STATED EXERCISE =
Your task is to repeat all of the data exactly while excluding the pictures.

** start **

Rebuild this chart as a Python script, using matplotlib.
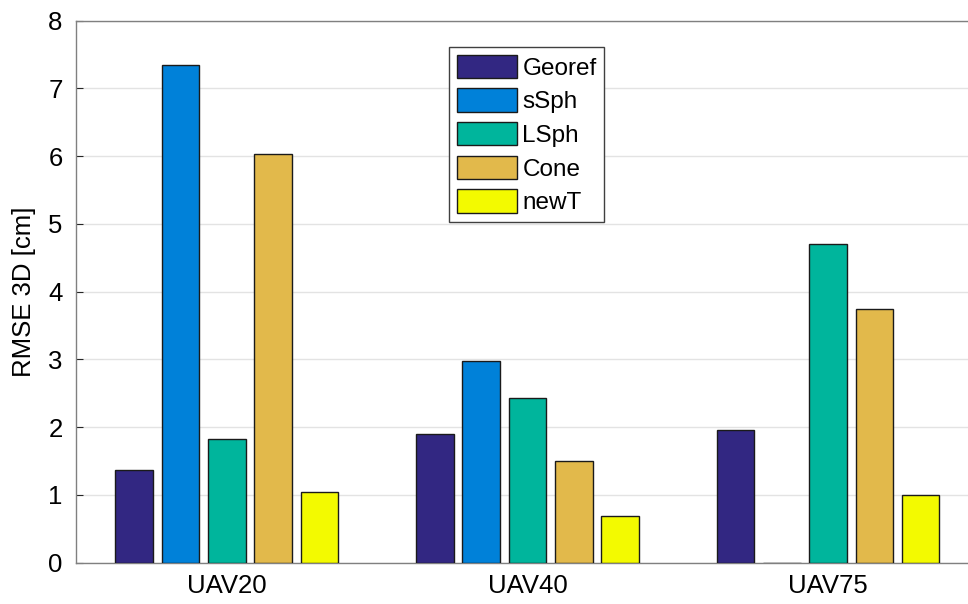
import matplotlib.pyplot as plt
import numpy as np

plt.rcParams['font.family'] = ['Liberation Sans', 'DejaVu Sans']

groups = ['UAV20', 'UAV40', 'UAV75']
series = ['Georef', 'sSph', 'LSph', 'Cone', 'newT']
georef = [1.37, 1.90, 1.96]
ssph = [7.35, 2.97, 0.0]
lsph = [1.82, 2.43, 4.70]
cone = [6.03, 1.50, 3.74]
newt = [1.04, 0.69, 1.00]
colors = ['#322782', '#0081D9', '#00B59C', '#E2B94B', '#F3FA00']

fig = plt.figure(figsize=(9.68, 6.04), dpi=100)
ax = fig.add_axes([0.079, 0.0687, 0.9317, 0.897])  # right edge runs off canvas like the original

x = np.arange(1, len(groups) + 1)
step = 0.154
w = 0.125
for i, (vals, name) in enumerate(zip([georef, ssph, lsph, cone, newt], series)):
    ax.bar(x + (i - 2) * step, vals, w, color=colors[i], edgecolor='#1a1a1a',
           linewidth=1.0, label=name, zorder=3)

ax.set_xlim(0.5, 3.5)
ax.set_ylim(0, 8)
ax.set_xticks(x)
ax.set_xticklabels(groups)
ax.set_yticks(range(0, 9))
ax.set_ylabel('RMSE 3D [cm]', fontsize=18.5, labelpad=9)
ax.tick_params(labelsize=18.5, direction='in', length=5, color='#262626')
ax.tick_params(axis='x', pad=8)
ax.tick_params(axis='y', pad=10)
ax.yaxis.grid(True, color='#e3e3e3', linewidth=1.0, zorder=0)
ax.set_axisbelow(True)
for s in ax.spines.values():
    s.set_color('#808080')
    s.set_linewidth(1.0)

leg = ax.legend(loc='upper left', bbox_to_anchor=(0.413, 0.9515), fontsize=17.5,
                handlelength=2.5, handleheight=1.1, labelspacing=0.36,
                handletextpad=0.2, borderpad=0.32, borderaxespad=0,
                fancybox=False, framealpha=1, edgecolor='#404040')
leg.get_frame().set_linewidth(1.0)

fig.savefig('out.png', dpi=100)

** end **

WRITTEN ANSWER =
Rebuild this chart as a Python script, using matplotlib.
import matplotlib.pyplot as plt
import numpy as np

plt.rcParams['font.family'] = ['Liberation Sans', 'DejaVu Sans']

groups = ['UAV20', 'UAV40', 'UAV75']
series = ['Georef', 'sSph', 'LSph', 'Cone', 'newT']
georef = [1.37, 1.90, 1.96]
ssph = [7.35, 2.97, 0.0]
lsph = [1.82, 2.43, 4.70]
cone = [6.03, 1.50, 3.74]
newt = [1.04, 0.69, 1.00]
colors = ['#322782', '#0081D9', '#00B59C', '#E2B94B', '#F3FA00']

fig = plt.figure(figsize=(9.68, 6.04), dpi=100)
ax = fig.add_axes([0.079, 0.0687, 0.9317, 0.897])  # right edge runs off canvas like the original

x = np.arange(1, len(groups) + 1)
step = 0.154
w = 0.125
for i, (vals, name) in enumerate(zip([georef, ssph, lsph, cone, newt], series)):
    ax.bar(x + (i - 2) * step, vals, w, color=colors[i], edgecolor='#1a1a1a',
           linewidth=1.0, label=name, zorder=3)

ax.set_xlim(0.5, 3.5)
ax.set_ylim(0, 8)
ax.set_xticks(x)
ax.set_xticklabels(groups)
ax.set_yticks(range(0, 9))
ax.set_ylabel('RMSE 3D [cm]', fontsize=18.5, labelpad=9)
ax.tick_params(labelsize=18.5, direction='in', length=5, color='#262626')
ax.tick_params(axis='x', pad=8)
ax.tick_params(axis='y', pad=10)
ax.yaxis.grid(True, color='#e3e3e3', linewidth=1.0, zorder=0)
ax.set_axisbelow(True)
for s in ax.spines.values():
    s.set_color('#808080')
    s.set_linewidth(1.0)

leg = ax.legend(loc='upper left', bbox_to_anchor=(0.413, 0.9515), fontsize=17.5,
                handlelength=2.5, handleheight=1.1, labelspacing=0.36,
                handletextpad=0.2, borderpad=0.32, borderaxespad=0,
                fancybox=False, framealpha=1, edgecolor='#404040')
leg.get_frame().set_linewidth(1.0)

fig.savefig('out.png', dpi=100)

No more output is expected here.